Cover: Hayley Long, Der nächstferne Ort
Der nächstferne Ort
Aus dem Englischen von Josefine Haubold
328 Seiten
ab 13 Jahren
€ 19,99

Der „nächstferne Ort“, englisch „The Nearest Faraway Place“, ist nicht nur der Titel eines Songs der Beach Boys, sondern hat in diesem Buch vor allem die Bedeutung eines imaginären Ortes, an den man sich flüchten kann oder der eine Erinnerung bewahrt: ein Ort an der Schwelle zwischen Leben und Tod. Alles beginnt mit einem Autounfall auf dem Highway an der Stadtgrenze von New York. Die Eltern sind sofort tot, der jüngere der beiden Söhne, Griff, gerade 13 geworden, überlebt, schwer traumatisiert. Sein zwei Jahre älterer Bruder Dylan versucht ihn wieder ins Leben zurückzuführen. Darüber vergeht ein Jahr. Dieses Jahr wird im Buch erzählt. Die Eltern führten bis zum Unfall ein unstetes Leben. Beide Engländer, unterrichteten sie als Englischlehrer im Ausland: in München, Shanghai, Barcelona und schließlich in New York. Also hatten auch die Kinder keine wirkliche Heimat, keinen Ort, dem sie sich zugehörig fühlten. Nach dem Unfall bietet zunächst die Schulleiterin ihrer Brooklyner Schule eine Unterkunft, dann ist es die kinderlose Familie der Tante in Wales. Aus Wales stammte auch die Mutter. Hier sei es gleich verraten – im Buch erfolgt die Auflösung erst im letzten Kapitel – Dylan ist bei dem Unfall auch gestorben. Aber er kann erst loslassen, als es dem jüngeren Bruder besser geht. Das ist nicht nur ein (mehr oder weniger) origineller Einfall der Autorin, sondern das Motiv wird durch ein vorangestelltes Einstein-Zitat über die „Relativität von Zeit“ auf eine psychologisch-philosophische Ebene gehoben. Welche Verbindung besteht zu Verstorbenen, wie lange bleiben Tote in der Erinnerung lebendig? Ist das Leben selbst nicht auch nur eine Kette von Erinnerungen und Hoffnungen?

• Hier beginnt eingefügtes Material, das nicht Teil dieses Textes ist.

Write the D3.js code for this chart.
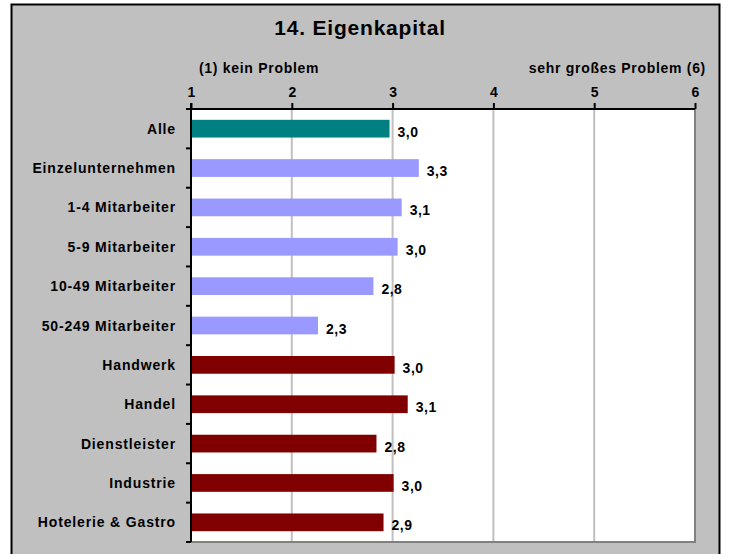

Die Erzählweise der Autorin ist alles andere als gedankenschwer. Es gibt viele, sehr lebhafte und manchmal skurrile Situationen und Begegnungen, allerdings immer wieder unterbrochen von Reflexionen des Erzählers Dylan, der nicht umsonst so heißt. Gedichte von Dylan Thomas spielen eine Rolle und vor allem die Musik der 1960er/70er Jahre, die in der Geschichte sogar vorwiegend von Schallplatten ertönt. Eingriffe in den Satzspiegel, Groß- und Kleinbuchstaben signalisieren emphatische Ausrufe oder geflüsterte Geheimnisse, stellen eine direkte Verbindung zwischen Text und Leser*in her. Und den für Fremde unaussprechlichen walisischen Ort Aberystwyth gibt es wirklich. Die Autorin hat dort studiert, wie der Klappentext mitteilt.